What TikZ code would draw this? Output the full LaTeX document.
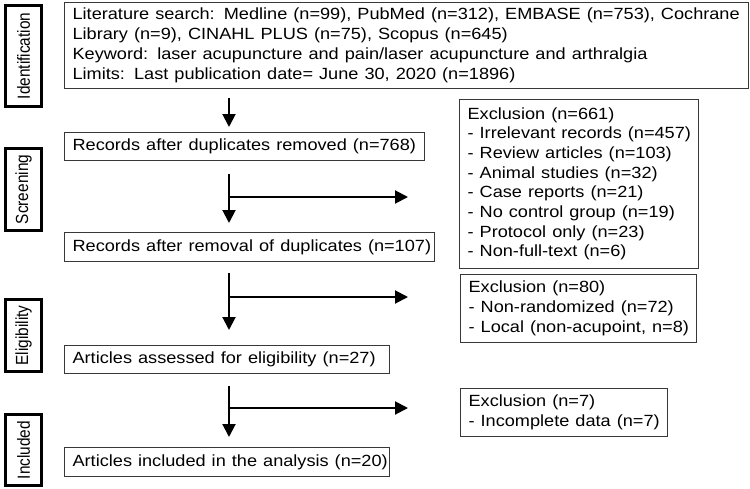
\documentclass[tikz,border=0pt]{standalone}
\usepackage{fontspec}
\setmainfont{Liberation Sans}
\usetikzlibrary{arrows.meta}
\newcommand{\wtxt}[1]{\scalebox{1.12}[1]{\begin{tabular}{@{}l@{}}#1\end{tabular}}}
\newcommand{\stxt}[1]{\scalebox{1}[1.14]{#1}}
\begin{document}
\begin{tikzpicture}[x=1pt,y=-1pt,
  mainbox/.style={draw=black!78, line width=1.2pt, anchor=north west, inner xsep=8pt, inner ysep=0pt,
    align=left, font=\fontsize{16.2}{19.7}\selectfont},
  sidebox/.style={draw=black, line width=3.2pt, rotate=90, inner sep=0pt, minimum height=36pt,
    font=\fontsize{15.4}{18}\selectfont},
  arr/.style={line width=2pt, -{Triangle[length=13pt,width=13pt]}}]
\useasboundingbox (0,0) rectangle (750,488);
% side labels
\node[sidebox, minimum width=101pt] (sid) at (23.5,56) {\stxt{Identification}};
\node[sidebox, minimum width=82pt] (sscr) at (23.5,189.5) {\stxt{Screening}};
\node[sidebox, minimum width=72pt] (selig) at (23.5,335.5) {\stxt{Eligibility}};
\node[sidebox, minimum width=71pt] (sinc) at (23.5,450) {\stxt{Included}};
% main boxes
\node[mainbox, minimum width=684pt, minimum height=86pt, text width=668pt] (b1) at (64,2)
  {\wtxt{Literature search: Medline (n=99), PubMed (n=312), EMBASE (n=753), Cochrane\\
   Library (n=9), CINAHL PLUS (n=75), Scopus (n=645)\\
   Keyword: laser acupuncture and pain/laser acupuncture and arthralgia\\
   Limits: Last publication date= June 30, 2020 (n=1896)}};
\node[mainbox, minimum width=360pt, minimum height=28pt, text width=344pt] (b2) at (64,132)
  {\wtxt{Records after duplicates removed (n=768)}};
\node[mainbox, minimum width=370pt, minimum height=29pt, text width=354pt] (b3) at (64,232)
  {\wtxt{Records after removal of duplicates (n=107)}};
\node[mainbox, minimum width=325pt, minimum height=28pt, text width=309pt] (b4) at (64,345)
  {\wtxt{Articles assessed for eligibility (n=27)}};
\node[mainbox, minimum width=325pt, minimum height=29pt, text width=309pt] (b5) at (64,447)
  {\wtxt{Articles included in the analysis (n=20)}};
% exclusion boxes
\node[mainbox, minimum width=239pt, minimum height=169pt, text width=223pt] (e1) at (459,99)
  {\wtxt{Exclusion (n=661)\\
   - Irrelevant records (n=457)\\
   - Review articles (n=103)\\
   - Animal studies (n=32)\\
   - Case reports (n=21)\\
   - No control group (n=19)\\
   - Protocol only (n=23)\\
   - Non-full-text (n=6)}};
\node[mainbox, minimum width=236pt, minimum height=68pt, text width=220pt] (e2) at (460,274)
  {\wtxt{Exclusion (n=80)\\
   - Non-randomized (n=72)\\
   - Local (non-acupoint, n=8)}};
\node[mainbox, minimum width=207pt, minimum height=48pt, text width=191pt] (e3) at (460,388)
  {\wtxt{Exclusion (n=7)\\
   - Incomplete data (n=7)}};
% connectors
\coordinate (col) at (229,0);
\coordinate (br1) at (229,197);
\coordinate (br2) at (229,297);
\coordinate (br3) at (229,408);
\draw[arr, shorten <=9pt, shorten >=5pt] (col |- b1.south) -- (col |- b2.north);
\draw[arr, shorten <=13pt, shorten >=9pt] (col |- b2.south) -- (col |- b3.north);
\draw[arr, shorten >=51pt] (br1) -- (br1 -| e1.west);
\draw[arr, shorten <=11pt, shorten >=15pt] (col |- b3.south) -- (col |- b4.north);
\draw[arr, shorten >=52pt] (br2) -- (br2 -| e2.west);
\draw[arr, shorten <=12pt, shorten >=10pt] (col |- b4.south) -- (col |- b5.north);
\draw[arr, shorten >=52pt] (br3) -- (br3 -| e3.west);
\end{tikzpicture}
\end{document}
--- --- ---
§ Exercise directions
Reproduce the data above in full, exactly as it is, with the pictures left out.

§ Result of this exercise
What TikZ code would draw this? Output the full LaTeX document.
\documentclass[tikz,border=0pt]{standalone}
\usepackage{fontspec}
\setmainfont{Liberation Sans}
\usetikzlibrary{arrows.meta}
\newcommand{\wtxt}[1]{\scalebox{1.12}[1]{\begin{tabular}{@{}l@{}}#1\end{tabular}}}
\newcommand{\stxt}[1]{\scalebox{1}[1.14]{#1}}
\begin{document}
\begin{tikzpicture}[x=1pt,y=-1pt,
  mainbox/.style={draw=black!78, line width=1.2pt, anchor=north west, inner xsep=8pt, inner ysep=0pt,
    align=left, font=\fontsize{16.2}{19.7}\selectfont},
  sidebox/.style={draw=black, line width=3.2pt, rotate=90, inner sep=0pt, minimum height=36pt,
    font=\fontsize{15.4}{18}\selectfont},
  arr/.style={line width=2pt, -{Triangle[length=13pt,width=13pt]}}]
\useasboundingbox (0,0) rectangle (750,488);
% side labels
\node[sidebox, minimum width=101pt] (sid) at (23.5,56) {\stxt{Identification}};
\node[sidebox, minimum width=82pt] (sscr) at (23.5,189.5) {\stxt{Screening}};
\node[sidebox, minimum width=72pt] (selig) at (23.5,335.5) {\stxt{Eligibility}};
\node[sidebox, minimum width=71pt] (sinc) at (23.5,450) {\stxt{Included}};
% main boxes
\node[mainbox, minimum width=684pt, minimum height=86pt, text width=668pt] (b1) at (64,2)
  {\wtxt{Literature search: Medline (n=99), PubMed (n=312), EMBASE (n=753), Cochrane\\
   Library (n=9), CINAHL PLUS (n=75), Scopus (n=645)\\
   Keyword: laser acupuncture and pain/laser acupuncture and arthralgia\\
   Limits: Last publication date= June 30, 2020 (n=1896)}};
\node[mainbox, minimum width=360pt, minimum height=28pt, text width=344pt] (b2) at (64,132)
  {\wtxt{Records after duplicates removed (n=768)}};
\node[mainbox, minimum width=370pt, minimum height=29pt, text width=354pt] (b3) at (64,232)
  {\wtxt{Records after removal of duplicates (n=107)}};
\node[mainbox, minimum width=325pt, minimum height=28pt, text width=309pt] (b4) at (64,345)
  {\wtxt{Articles assessed for eligibility (n=27)}};
\node[mainbox, minimum width=325pt, minimum height=29pt, text width=309pt] (b5) at (64,447)
  {\wtxt{Articles included in the analysis (n=20)}};
% exclusion boxes
\node[mainbox, minimum width=239pt, minimum height=169pt, text width=223pt] (e1) at (459,99)
  {\wtxt{Exclusion (n=661)\\
   - Irrelevant records (n=457)\\
   - Review articles (n=103)\\
   - Animal studies (n=32)\\
   - Case reports (n=21)\\
   - No control group (n=19)\\
   - Protocol only (n=23)\\
   - Non-full-text (n=6)}};
\node[mainbox, minimum width=236pt, minimum height=68pt, text width=220pt] (e2) at (460,274)
  {\wtxt{Exclusion (n=80)\\
   - Non-randomized (n=72)\\
   - Local (non-acupoint, n=8)}};
\node[mainbox, minimum width=207pt, minimum height=48pt, text width=191pt] (e3) at (460,388)
  {\wtxt{Exclusion (n=7)\\
   - Incomplete data (n=7)}};
% connectors
\coordinate (col) at (229,0);
\coordinate (br1) at (229,197);
\coordinate (br2) at (229,297);
\coordinate (br3) at (229,408);
\draw[arr, shorten <=9pt, shorten >=5pt] (col |- b1.south) -- (col |- b2.north);
\draw[arr, shorten <=13pt, shorten >=9pt] (col |- b2.south) -- (col |- b3.north);
\draw[arr, shorten >=51pt] (br1) -- (br1 -| e1.west);
\draw[arr, shorten <=11pt, shorten >=15pt] (col |- b3.south) -- (col |- b4.north);
\draw[arr, shorten >=52pt] (br2) -- (br2 -| e2.west);
\draw[arr, shorten <=12pt, shorten >=10pt] (col |- b4.south) -- (col |- b5.north);
\draw[arr, shorten >=52pt] (br3) -- (br3 -| e3.west);
\end{tikzpicture}
\end{document}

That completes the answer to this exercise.